A recent study from the Initiative for Freedom of Expression Online – iLEI by its Spanish acronym – from the Center for the Study of Freedom of Expression and Access to Information (CELE) analyzed the growing interest on the part of governments in the region in monitoring the Internet. This interest often turns into regulatory proposals that, despite the good intentions on which they are based, result in negative consequences in those cases that are approved and implemented, specifically when it comes to fundamental rights like privacy and freedom of expression. To avoid this, we propose the need to carry out a human rights impact assessment (HRIA) as an initial step before introducing formal proposals for bills or administrative regulations.
In large part, we approached the iLEI study after learning about several legislative proposals in Argentina that were designed to create mechanisms for online content monitoring or detection. In that study we concluded that content monitoring, particularly in the way that it was proposed in some of the legislative proposals, puts citizens´ fundamental rights at risk and threatens to dismantle the open and pluralist digital environment we know.
In the study we included a general overview of Internet architecture and an analysis of the concept of network control, emphasizing intermediaries and the use of technologies such as deep packet inspection (DPI). We presented both topics (architecture and control), if even simply and briefly, because we observed in many of the legislative proposals we analyzed that the lawmakers or regulatory entities that were proposing the laws didn`t seem to have good information about these technical questions.
To fill this gap, we recommended that bills that seek to establish mechanisms to monitor content on the Internet begin with a HRIA. We also recommended that the results of the impact assessment be included explicitly in the presentation of motives for the initiative.
The idea to carry out these types of impact assessments is not new, and certainly not when it comes to dealing with issues that are technically complex. Since the beginning of the 1970s for those public policies that could have a negative impact on the environment, there has been regulatory legislation in the United States that requires the federal government to evaluate the environmental impact of its decisions and the decisions of the states and private contractors that are financed by the federal government or with which the federal government is involved. The European Union has made these environmental impact assessments obligatory since the mid 1980s for both public and private projects that could have a significant impact on the environment.
Impact studies are already required in many places for projects that could affect privacy. These studies, known as “privacy impact assessments” (PIA) have been identified as obligatory in different government offices in the United Kingdom. In fact, the Information Commissioner´s office has prepared several guides on how assessments should be carried out.

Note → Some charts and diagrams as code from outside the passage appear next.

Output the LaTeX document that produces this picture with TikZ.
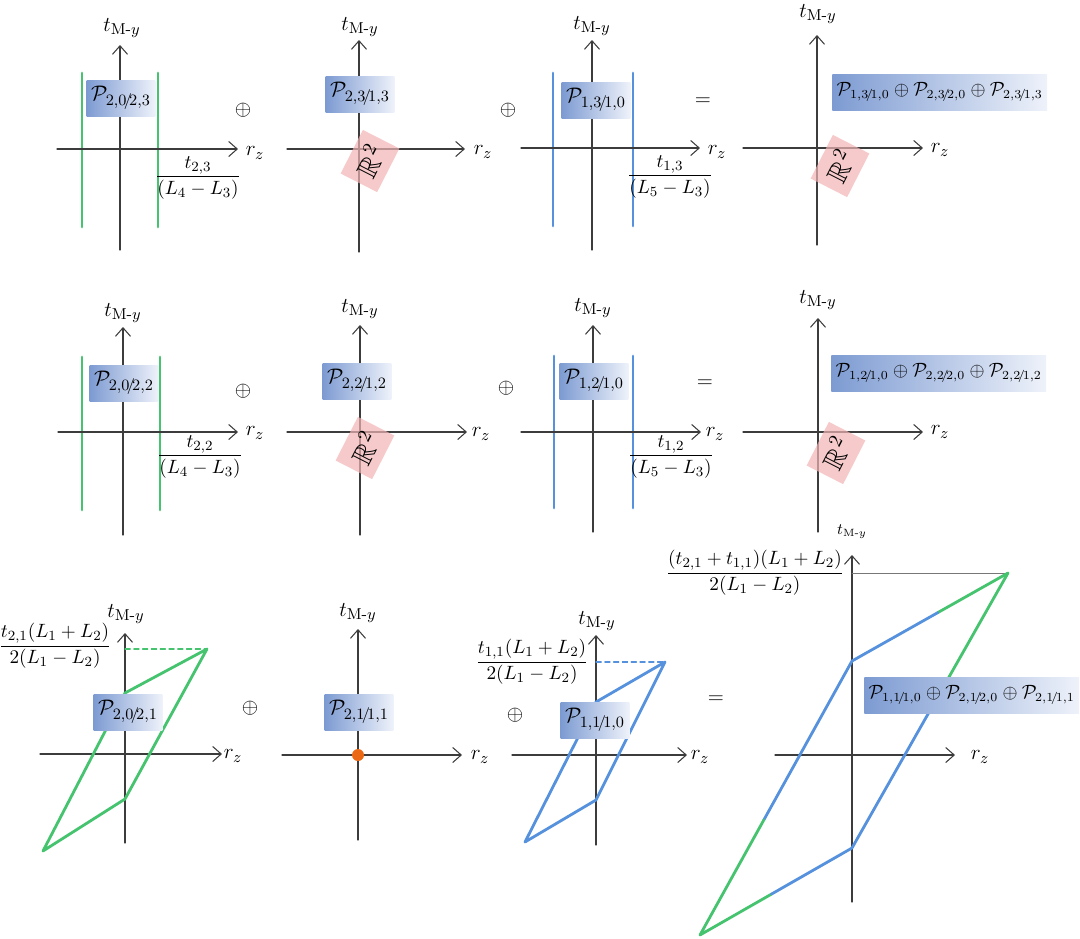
\documentclass[tikz,border=0pt]{standalone}
\usepackage{amsmath,amssymb}
\usepackage{tikz}
\usetikzlibrary{calc,arrows.meta}

\begin{document}
\begin{tikzpicture}[x=0.02cm, y=-0.02cm, line cap=round, line join=round,
  font=\fontsize{13}{15}\selectfont,
  axisline/.style={draw=axisgray, line width=0.6pt, -{Straight Barb[length=1.7mm,width=3mm]}},
  pbox/.style={left color=boxdark, right color=boxlight, inner sep=2.5pt, minimum height=0.72cm, minimum width=1.15cm},
  sumbox/.style={pbox, anchor=west, font=\fontsize{10.5}{12}\selectfont},
  realbox/.style={fill=pinkbox, fill opacity=0.7, text opacity=1, rotate=63, inner sep=0pt,
    minimum width=0.98cm, minimum height=0.82cm, font=\fontsize{16}{18}\selectfont},
  fraclbl/.style={font=\fontsize{11}{13}\selectfont, inner sep=1pt},
  wallg/.style={draw=lgreen, line width=1.6pt},
  wallb/.style={draw=lblue, line width=1.6pt},
  levelg/.style={draw=lgreen, line width=0.6pt, densely dashed},
  levelb/.style={draw=lblue, line width=0.6pt, densely dashed}]

% Colors
\definecolor{axisgray}{RGB}{60,60,60}
\definecolor{lgreen}{RGB}{70,195,110}
\definecolor{lblue}{RGB}{85,145,220}
\definecolor{boxdark}{RGB}{125,155,210}
\definecolor{boxlight}{RGB}{238,242,250}
\definecolor{pinkbox}{RGB}{242,180,180}
\definecolor{dotorange}{RGB}{235,105,20}

\useasboundingbox (0,0) rectangle (1080,938);

% ---------------- first row ----------------
\begin{scope}[shift={(120,149)}]
  \draw[wallg] (-38,-76) -- (-38,78);
  \draw[wallg] (38,-76) -- (38,78);
  \draw[axisline] (-63,0) -- (118,0);
  \draw[axisline] (0,101) -- (0,-104);
  \node (tA1) at (2,-121) {$t_{\mathrm{M}\text{-}y}$};
  \node (rA1) at (135,4) {$r_z$};
  \node[pbox] (pA1) at (1,-51) {$\mathcal{P}_{2,0\!/\!2,3}$};
  \node[fraclbl] (fA1) at (78,29) {$\dfrac{t_{2,3}}{(L_4-L_3)}$};
\end{scope}

\begin{scope}[shift={(359,149)}]
  \draw[axisline] (-72,0) -- (106,0);
  \draw[axisline] (0,103) -- (0,-109);
  \node (tB1) at (1,-122) {$t_{\mathrm{M}\text{-}y}$};
  \node (rB1) at (124,3) {$r_z$};
  \node[pbox] (pB1) at (1,-55) {$\mathcal{P}_{2,3\!/\!1,3}$};
  \node[realbox] (RB1) at (11,12) {$\mathbb{R}^2$};
\end{scope}

\begin{scope}[shift={(592,148)}]
  \draw[wallb] (-39,-75) -- (-39,78);
  \draw[wallb] (41,-75) -- (41,78);
  \draw[axisline] (-71,0) -- (108,0);
  \draw[axisline] (0,102) -- (0,-108);
  \node (tC1) at (0,-122) {$t_{\mathrm{M}\text{-}y}$};
  \node (rC1) at (125,4) {$r_z$};
  \node[pbox] (pC1) at (4,-48) {$\mathcal{P}_{1,3\!/\!1,0}$};
  \node[fraclbl] (fC1) at (78,29) {$\dfrac{t_{1,3}}{(L_5-L_3)}$};
\end{scope}

\begin{scope}[shift={(817,148)}]
  \draw[axisline] (-74,0) -- (106,0);
  \draw[axisline] (0,97) -- (0,-113);
  \node (tD1) at (1,-134) {$t_{\mathrm{M}\text{-}y}$};
  \node (rD1) at (123,2) {$r_z$};
  \node[realbox] (RD1) at (23,18) {$\mathbb{R}^2$};
  \node[sumbox] (pD1) at (15,-56)
    {$\mathcal{P}_{1,3\!/\!1,0}\oplus\mathcal{P}_{2,3\!/\!2,0}\oplus\mathcal{P}_{2,3\!/\!1,3}$};
\end{scope}

\node (op11) at (243,110) {$\oplus$};
\node (op12) at (508,110) {$\oplus$};
\node (eq1) at (703,102) {$=$};

% ---------------- second row ----------------
\begin{scope}[shift={(123,432)}]
  \draw[wallg] (-41,-75) -- (-41,78);
  \draw[wallg] (37,-75) -- (37,78);
  \draw[axisline] (-65,0) -- (115,0);
  \draw[axisline] (0,103) -- (0,-105);
  \node (tA2) at (0,-119) {$t_{\mathrm{M}\text{-}y}$};
  \node (rA2) at (132,1) {$r_z$};
  \node[pbox] (pA2) at (1,-49) {$\mathcal{P}_{2,0\!/\!2,2}$};
  \node[fraclbl] (fA2) at (77,25) {$\dfrac{t_{2,2}}{(L_4-L_3)}$};
\end{scope}

\begin{scope}[shift={(360,432)}]
  \draw[axisline] (-73,0) -- (107,0);
  \draw[axisline] (0,103) -- (0,-107);
  \node (tB2) at (0,-123) {$t_{\mathrm{M}\text{-}y}$};
  \node (rB2) at (121,2) {$r_z$};
  \node[pbox] (pB2) at (-3,-51) {$\mathcal{P}_{2,2\!/\!1,2}$};
  \node[realbox] (RB2) at (5,16) {$\mathbb{R}^2$};
\end{scope}

\begin{scope}[shift={(593,432)}]
  \draw[wallb] (-39,-76) -- (-39,76);
  \draw[wallb] (40,-76) -- (40,76);
  \draw[axisline] (-72,0) -- (108,0);
  \draw[axisline] (0,100) -- (0,-107);
  \node (tC2) at (0,-124) {$t_{\mathrm{M}\text{-}y}$};
  \node (rC2) at (122,2) {$r_z$};
  \node[pbox] (pC2) at (1,-51) {$\mathcal{P}_{1,2\!/\!1,0}$};
  \node[fraclbl] (fC2) at (78,25) {$\dfrac{t_{1,2}}{(L_5-L_3)}$};
\end{scope}

\begin{scope}[shift={(818,432)}]
  \draw[axisline] (-75,0) -- (105,0);
  \draw[axisline] (0,100) -- (0,-114);
  \node (tD2) at (0,-132) {$t_{\mathrm{M}\text{-}y}$};
  \node (rD2) at (122,0) {$r_z$};
  \node[realbox] (RD2) at (18,21) {$\mathbb{R}^2$};
  \node[sumbox] (pD2) at (13,-59)
    {$\mathcal{P}_{1,2\!/\!1,0}\oplus\mathcal{P}_{2,2\!/\!2,0}\oplus\mathcal{P}_{2,2\!/\!1,2}$};
\end{scope}

\node (op21) at (243,391) {$\oplus$};
\node (op22) at (506,388) {$\oplus$};
\node (eq2) at (705,384) {$=$};

% ---------------- third row ----------------
\begin{scope}[shift={(125,754)}]
  \draw[axisline] (-85,0) -- (97,0);
  \draw[axisline] (0,89) -- (0,-121);
  \coordinate (trA) at (82,-105);
  \draw[levelg] (0,-105) -- (trA);
  \draw[wallg] (trA) -- (0,-61) -- (-82,97) -- (0,45) -- cycle;
  \node (tA3) at (1,-140) {$t_{\mathrm{M}\text{-}y}$};
  \node (rA3) at (108,2) {$r_z$};
  \node[pbox] (pA3) at (3,-42) {$\mathcal{P}_{2,0\!/\!2,1}$};
  \node[fraclbl] (fA3) at (-70,-108) {$\dfrac{t_{2,1}(L_1+L_2)}{2(L_1-L_2)}$};
\end{scope}

\begin{scope}[shift={(358,755)}]
  \draw[axisline] (-76,0) -- (104,0);
  \draw[axisline] (0,85) -- (0,-126);
  \fill[dotorange] (0,0) circle (6);
  \node (tB3) at (0,-142) {$t_{\mathrm{M}\text{-}y}$};
  \node (rB3) at (122,2) {$r_z$};
  \node[pbox] (pB3) at (1,-43) {$\mathcal{P}_{2,1\!/\!1,1}$};
\end{scope}

\begin{scope}[shift={(596,755)}]
  \draw[axisline] (-84,0) -- (91,0);
  \draw[axisline] (0,90) -- (0,-120);
  \coordinate (trC) at (69,-93);
  \draw[levelb] (0,-93) -- (trC);
  \draw[wallb] (trC) -- (0,-53) -- (-71,87) -- (0,45) -- cycle;
  \node (tC3) at (1,-134) {$t_{\mathrm{M}\text{-}y}$};
  \node (rC3) at (104,2) {$r_z$};
  \node[pbox] (pC3) at (-1,-35) {$\mathcal{P}_{1,1\!/\!1,0}$};
  \node[fraclbl] (fC3) at (-64,-93) {$\dfrac{t_{1,1}(L_1+L_2)}{2(L_1-L_2)}$};
\end{scope}

\begin{scope}[shift={(852,755)}]
  \draw[axisline] (-77,0) -- (103,0);
  \draw[axisline] (0,147) -- (0,-200);
  \coordinate (tr) at (156,-182);
  \coordinate (ua) at (0,-94);
  \coordinate (bl) at (-152,180);
  \coordinate (la) at (0,93);
  \draw[axisgray!70, line width=0.5pt] (0,-182) -- (tr);
  % green and blue parts of the sum
  \draw[wallg] ($(la)!0.58!(tr)$) -- (tr) -- ($(tr)!0.45!(ua)$);
  \draw[wallb] ($(tr)!0.45!(ua)$) -- (ua) -- ($(ua)!0.58!(bl)$);
  \draw[wallg] ($(ua)!0.58!(bl)$) -- (bl) -- ($(bl)!0.47!(la)$);
  \draw[wallb] ($(bl)!0.47!(la)$) -- (la) -- ($(la)!0.58!(tr)$);
  \node[font=\fontsize{9}{11}\selectfont] (tD3) at (0,-223) {$t_{\mathrm{M}\text{-}y}$};
  \node (rD3) at (128,2) {$r_z$};
  \node[sumbox] (pD3) at (12,-60)
    {$\mathcal{P}_{1,1\!/\!1,0}\oplus\mathcal{P}_{2,1\!/\!2,0}\oplus\mathcal{P}_{2,1\!/\!1,1}$};
  \node[fraclbl, anchor=east] (fD3) at (-6,-182) {$\dfrac{(t_{2,1}+t_{1,1})(L_1+L_2)}{2(L_1-L_2)}$};
\end{scope}

\node (op31) at (250,708) {$\oplus$};
\node (op32) at (515,715) {$\oplus$};
\node (eq3) at (716,700) {$=$};
\end{tikzpicture}
\end{document}
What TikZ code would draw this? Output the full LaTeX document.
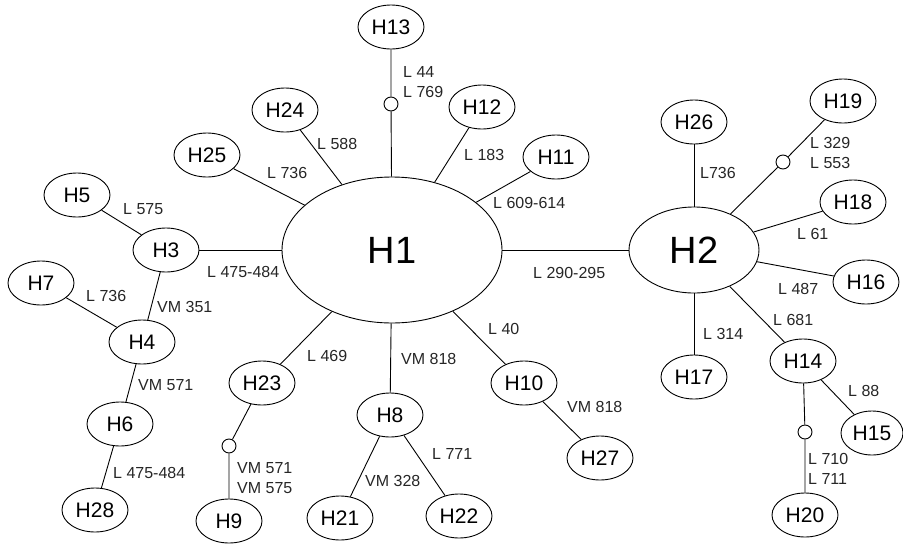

In conclusion, the need to have impact assessments before implementing public policies has been underway for many years. Because of this, our proposal is to learn from these cases and the benefits that have come from impact assessments to be able to demand them for those public policies related to Internet, particularly when it comes to proposals for mechanisms for monitoring online content. In this way, there would be a sort of “self control” of legislators and regulatory bodies: before any kind of proposal is made, it would be important to have a HRIA made by experts or specialized bodies.